Leave the pictures out and copy exactly the lines from the line containing "What seaborn and" to the line containing "import pandas as pd", both lines included.

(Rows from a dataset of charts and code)
+-------+
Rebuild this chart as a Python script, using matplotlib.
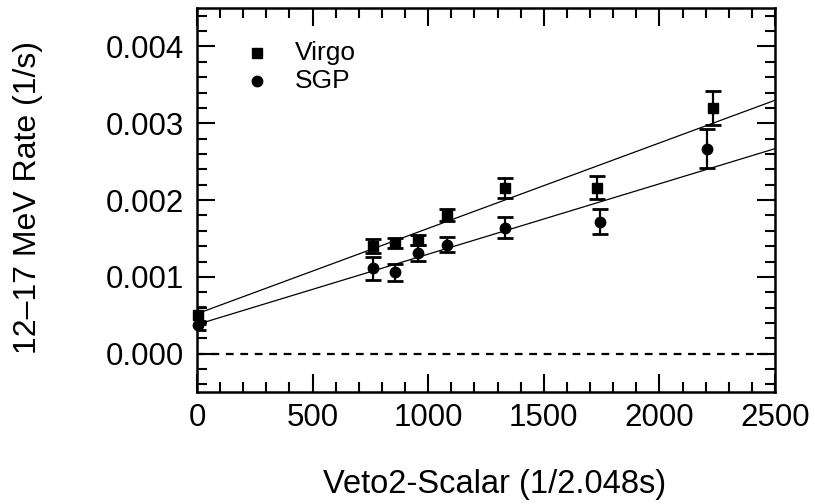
import matplotlib
matplotlib.use("Agg")
import matplotlib.pyplot as plt
from matplotlib.ticker import MultipleLocator
import numpy as np

plt.rcParams['font.family'] = ['Liberation Sans', 'DejaVu Sans']

# Virgo observations
virgo_x = [5, 761, 856, 956, 1081, 1332, 1730, 2232]
virgo_y = [0.00050, 0.00140, 0.00144, 0.00148, 0.00181, 0.00216, 0.00216, 0.00320]
virgo_err = [0.00011, 0.00009, 0.00007, 0.00007, 0.00008, 0.00013, 0.00015, 0.00022]

# SGP observations
sgp_x = [5, 761, 856, 956, 1081, 1332, 1743, 2206]
sgp_y = [0.00037, 0.00111, 0.00106, 0.00131, 0.00142, 0.00164, 0.00172, 0.00267]
sgp_err = [0.00006, 0.00015, 0.00011, 0.00010, 0.00010, 0.00014, 0.00016, 0.00025]

# Linear fits: rate = intercept + slope * veto
virgo_fit = (0.00052, (0.00330 - 0.00052) / 2500)
sgp_fit = (0.00038, (0.00267 - 0.00038) / 2500)

x_ticks = [0, 500, 1000, 1500, 2000, 2500]
y_ticks = [0.000, 0.001, 0.002, 0.003, 0.004]
y_tick_labels = ['0.000', '0.001', '0.002', '0.003', '0.004']
series_names = ['Virgo', 'SGP']

fig = plt.figure(figsize=(8.15, 5.04), dpi=100)
ax = fig.add_axes([0.2417, 0.222, 0.7093, 0.762])

xx = np.array([0, 2500])
for icpt, slope in (virgo_fit, sgp_fit):
    ax.plot(xx, icpt + slope * xx, color='black', lw=0.9, zorder=2)

ax.axhline(0.0, color='black', lw=1.6, dashes=(3.5, 3.0), zorder=1)

eb_kw = dict(fmt='none', ecolor='black', elinewidth=1.6, capsize=6, capthick=2.0, zorder=3)
ax.errorbar(virgo_x, virgo_y, yerr=virgo_err, **eb_kw)
ax.errorbar(sgp_x, sgp_y, yerr=sgp_err, **eb_kw)
ax.plot(virgo_x, virgo_y, ls='none', marker='s', ms=7, color='black', zorder=4, clip_on=False)
ax.plot(sgp_x, sgp_y, ls='none', marker='o', ms=7.5, color='black', zorder=4, clip_on=False)

ax.set_xlim(0, 2500)
ax.set_ylim(-0.0005, 0.0045)
ax.set_xticks(x_ticks)
ax.set_yticks(y_ticks)
ax.set_yticklabels(y_tick_labels)
ax.xaxis.set_minor_locator(MultipleLocator(100))
ax.yaxis.set_minor_locator(MultipleLocator(0.0002))
ax.tick_params(which='both', direction='in', top=True, right=True, width=1.5, labelsize=22.5)
ax.tick_params(which='major', length=13)
ax.tick_params(which='minor', length=7)
ax.tick_params(axis='x', which='major', pad=8)
ax.tick_params(axis='y', which='major', pad=9)
for s in ax.spines.values():
    s.set_linewidth(1.8)

ax.set_xlabel('Veto2-Scalar (1/2.048s)', fontsize=23.5)
ax.xaxis.set_label_coords(0.514, -0.263)
ax.xaxis.label.set_verticalalignment('baseline')
ax.set_ylabel('12\u201317 MeV Rate (1/s)', fontsize=23)
ax.yaxis.set_label_coords(-0.292, 0.508)
ax.yaxis.label.set_verticalalignment('center')

# Legend: marker keys with labels in the upper-left corner
key_x, text_x = 0.104, 0.170
for name, mk, ms, ky in zip(series_names, ['s', 'o'], [7, 7.5], [0.883, 0.810]):
    ax.plot([key_x], [ky], transform=ax.transAxes, ls='none', marker=mk, ms=ms, color='black')
    ax.text(text_x, ky, name, transform=ax.transAxes, fontsize=19, va='center', ha='left')

fig.savefig('out.png', dpi=100)
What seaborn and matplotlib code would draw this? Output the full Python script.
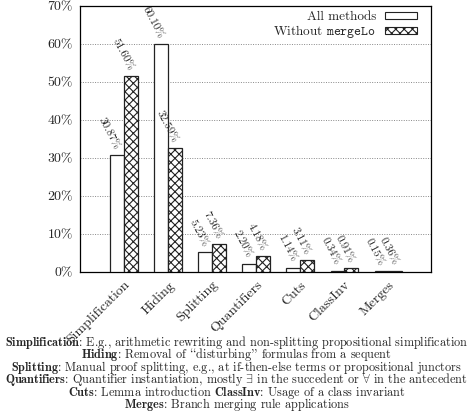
import matplotlib
matplotlib.use("Agg")
import matplotlib.pyplot as plt
from matplotlib.patches import Patch
import seaborn as sns
import pandas as pd

categories = ["Simplification", "Hiding", "Splitting", "Quantifiers", "Cuts", "ClassInv", "Merges"]
all_methods = [30.87, 60.10, 5.23, 2.20, 1.14, 0.34, 0.15]
without_mergelo = [51.60, 32.59, 7.36, 4.18, 3.11, 0.91, 0.36]
series_names = ["All methods", "Without mergeLo"]
legend_labels = ["All methods", r"Without $\mathtt{mergeLo}$"]
yticks = [0, 10, 20, 30, 40, 50, 60, 70]

caption_lines = [
    r"$\mathbf{Simplification}$: E.g., arithmetic rewriting and non-splitting propositional simplification",
    r"$\mathbf{Hiding}$: Removal of ``disturbing'' formulas from a sequent",
    r"$\mathbf{Splitting}$: Manual proof splitting, e.g., at if-then-else terms or propositional junctors",
    r"$\mathbf{Quantifiers}$: Quantifier instantiation, mostly $\exists$ in the succedent or $\forall$ in the antecedent",
    r"$\mathbf{Cuts}$: Lemma introduction $\mathbf{ClassInv}$: Usage of a class invariant",
    r"$\mathbf{Merges}$: Branch merging rule applications",
]

sns.set_theme(style="white")
plt.rcParams["font.family"] = ["cmr10", "DejaVu Serif"]
plt.rcParams["mathtext.fontset"] = "cm"
plt.rcParams["axes.unicode_minus"] = False
plt.rcParams["axes.formatter.use_mathtext"] = True
plt.rcParams["hatch.linewidth"] = 0.8
plt.rcParams["hatch.color"] = "black"

df = pd.DataFrame({
    "category": categories * 2,
    "value": all_methods + without_mergelo,
    "method": [series_names[0]] * len(categories) + [series_names[1]] * len(categories),
})

fig = plt.figure(figsize=(4.73, 4.12), dpi=100)
ax = fig.add_axes([0.169, 0.340, 0.742, 0.645])

sns.barplot(data=df, x="category", y="value", hue="method", order=categories,
            hue_order=series_names, palette={series_names[0]: "white", series_names[1]: "white"},
            width=0.62, edgecolor="#222222", linewidth=0.9, legend=False, ax=ax, zorder=3)

for i, cont in enumerate(ax.containers):
    for bar in cont:
        if i == 1:
            bar.set_hatch("xxxx")
        h = bar.get_height()
        cx = bar.get_x() + bar.get_width() / 2
        ax.annotate(f"{h:.2f}%", xy=(cx, h), xytext=(0, 4.5), textcoords="offset points",
                    rotation=-62, rotation_mode="anchor", ha="right", va="center",
                    fontsize=8, zorder=4)

ax.set_xlim(-1.0, 6.97)
ax.set_ylim(0, 70)
ax.set_yticks(yticks)
ax.set_yticklabels([f"{t}%" for t in yticks], fontsize=10)
ax.set_xticks(range(len(categories)))
ax.set_xticklabels(categories, rotation=45, ha="right", rotation_mode="anchor", fontsize=10)
ax.tick_params(axis="both", length=0, pad=5)
ax.set_xlabel("")
ax.set_ylabel("")
ax.yaxis.grid(True, linestyle=(0, (1, 1.5)), color="#888888", linewidth=0.7, zorder=0)
ax.xaxis.grid(False)
for s in ax.spines.values():
    s.set_color("black")
    s.set_linewidth(0.9)
    s.set_visible(True)

handles = [Patch(facecolor="white", edgecolor="#222222", linewidth=0.8),
           Patch(facecolor="white", edgecolor="#222222", linewidth=0.8, hatch="xxxx")]
ax.legend(handles=handles, labels=legend_labels, loc="upper right", frameon=False,
          markerfirst=False, fontsize=9.5, handlelength=2.4, handleheight=0.4,
          handletextpad=0.7, labelspacing=0.0, borderaxespad=0, borderpad=0,
          bbox_to_anchor=(1 - 14 / 351, 1 - 5 / 266))

fig.text(0.5, 1 - 334 / 412, "\n".join(caption_lines), ha="center", va="top",
         multialignment="center", fontsize=8.8, linespacing=0.62)

fig.savefig("out.png", dpi=100)
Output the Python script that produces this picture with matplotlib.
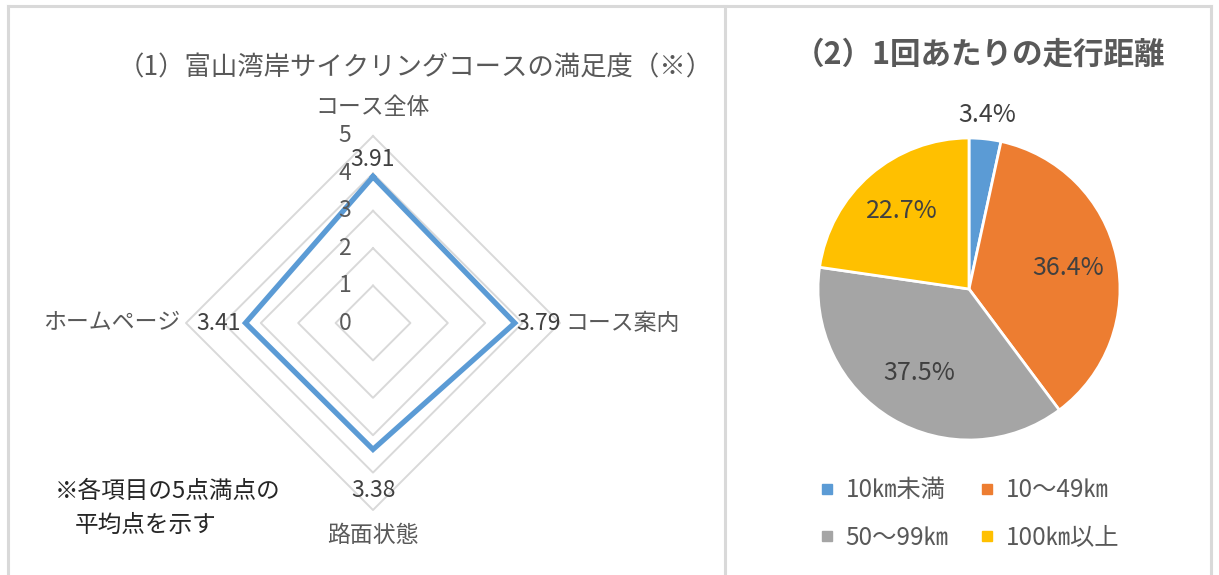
import numpy as np
import matplotlib
matplotlib.use("Agg")
import matplotlib.pyplot as plt
from matplotlib.lines import Line2D

plt.rcParams['font.family'] = ['Noto Sans CJK JP', 'DejaVu Sans']

# radar data
radar_labels = ["コース全体", "コース案内", "路面状態", "ホームページ"]
radar_values = [3.91, 3.79, 3.38, 3.41]
radar_ticks = [0, 1, 2, 3, 4, 5]

# pie data
pie_labels = ["10㎞未満", "10～49㎞", "50～99㎞", "100㎞以上"]
pie_values = [3.4, 36.4, 37.5, 22.7]
pie_colors = ["#5b9bd5", "#ed7d31", "#a5a5a5", "#ffc000"]

W, H = 1219, 575
fig = plt.figure(figsize=(W / 100, H / 100), dpi=100)

def fx(px):
    return px / W

def fy(py):
    return 1 - py / H

# panel borders
border = "#d9d9d9"
for xs, ys in [([8, 1211], [6, 6]), ([8, 8], [6, 575]),
               ([724.5, 724.5], [6, 575]), ([1211, 1211], [6, 575])]:
    fig.add_artist(Line2D([fx(x) for x in xs], [fy(y) for y in ys],
                          color=border, lw=2.2))

# ---- radar chart (left) ----
cx, cy, unit = 373, 323, 37.4
half = 250
ax = fig.add_axes([fx(cx - half), fy(cy + half), half * 2 / W, half * 2 / H])
R = half / unit
ax.set_xlim(-R, R)
ax.set_ylim(-R, R)
ax.axis("off")

ang = np.pi / 2 - np.arange(len(radar_labels)) * 2 * np.pi / len(radar_labels)
ang_c = np.append(ang, ang[0])
for t in radar_ticks[1:]:
    ax.plot(t * np.cos(ang_c), t * np.sin(ang_c), color="#d9d9d9", lw=1.4)

vals = np.append(radar_values, radar_values[0])
ax.plot(vals * np.cos(ang_c), vals * np.sin(ang_c), color="#5b9bd5", lw=3.8,
        solid_joinstyle="miter")

fs = 16.5
for t in radar_ticks:
    ax.text(-0.75, t, str(t), ha="center", va="center", fontsize=fs, color="#595959")

gray = "#595959"
# category labels
ax.text(0, 5.75, radar_labels[0], ha="center", va="center", fontsize=fs, color=gray)
ax.text(5.15, 0, radar_labels[1], ha="left", va="center", fontsize=fs, color=gray)
ax.text(0, -5.67, radar_labels[2], ha="center", va="center", fontsize=fs, color=gray)
ax.text(-5.15, 0, radar_labels[3], ha="right", va="center", fontsize=fs, color=gray)

# value labels
dark = "#404040"
ax.text(0, 4.36, f"{radar_values[0]:.2f}", ha="center", va="center", fontsize=fs, color=dark)
ax.text(radar_values[1] + 0.05, 0, f"{radar_values[1]:.2f}", ha="left", va="center", fontsize=fs, color=dark)
ax.text(0, -4.47, f"{radar_values[2]:.2f}", ha="center", va="center", fontsize=fs, color=dark)
ax.text(-radar_values[3] - 0.12, 0, f"{radar_values[3]:.2f}", ha="right", va="center", fontsize=fs, color=dark)

fig.text(fx(415), fy(68), "（1）富山湾岸サイクリングコースの満足度（※）",
         ha="center", va="center", fontsize=19, color=gray)
fig.text(fx(55), fy(492), "※各項目の5点満点の", ha="left", va="center", fontsize=17, color="#262626")
fig.text(fx(75), fy(525), "平均点を示す", ha="left", va="center", fontsize=17, color="#262626")

# ---- pie chart (right) ----
pcx, pcy, pr = 969, 289, 151
lim = 1.3
ax2 = fig.add_axes([fx(pcx - lim * pr), fy(pcy + lim * pr), 2 * lim * pr / W, 2 * lim * pr / H])
wedges, _ = ax2.pie(pie_values, colors=pie_colors, startangle=90, counterclock=False,
                    wedgeprops=dict(edgecolor="white", linewidth=2))
ax2.set_xlim(-lim, lim)
ax2.set_ylim(-lim, lim)
ax2.set_aspect("equal")
ax2.axis("off")

label_dist = [1.16, 0.67, 0.65, 0.68]
for w, v, d in zip(wedges, pie_values, label_dist):
    mid = np.deg2rad((w.theta1 + w.theta2) / 2)
    ax2.text(d * np.cos(mid), d * np.sin(mid), f"{v:.1f}%", ha="center", va="center",
             fontsize=18, color=dark)

fig.text(fx(980), fy(55), "（2）1回あたりの走行距離", ha="center", va="center",
         fontsize=22, color=gray, weight="bold")

# legend is filled row by row in the reference
order = [0, 2, 1, 3]
handles = [Line2D([], [], marker="s", ls="", color=pie_colors[i], markersize=7) for i in order]
fig.legend(handles, [pie_labels[i] for i in order], loc="center",
           bbox_to_anchor=(fx(967), fy(514)),
           ncol=2, frameon=False, fontsize=17.5, labelcolor=gray,
           handletextpad=0.25, columnspacing=1.1, labelspacing=0.9, handlelength=1.0)

fig.savefig("out.png", dpi=100)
+-------+
_Finished exercise_
What seaborn and matplotlib code would draw this? Output the full Python script.
import matplotlib
matplotlib.use("Agg")
import matplotlib.pyplot as plt
from matplotlib.patches import Patch
import seaborn as sns
import pandas as pd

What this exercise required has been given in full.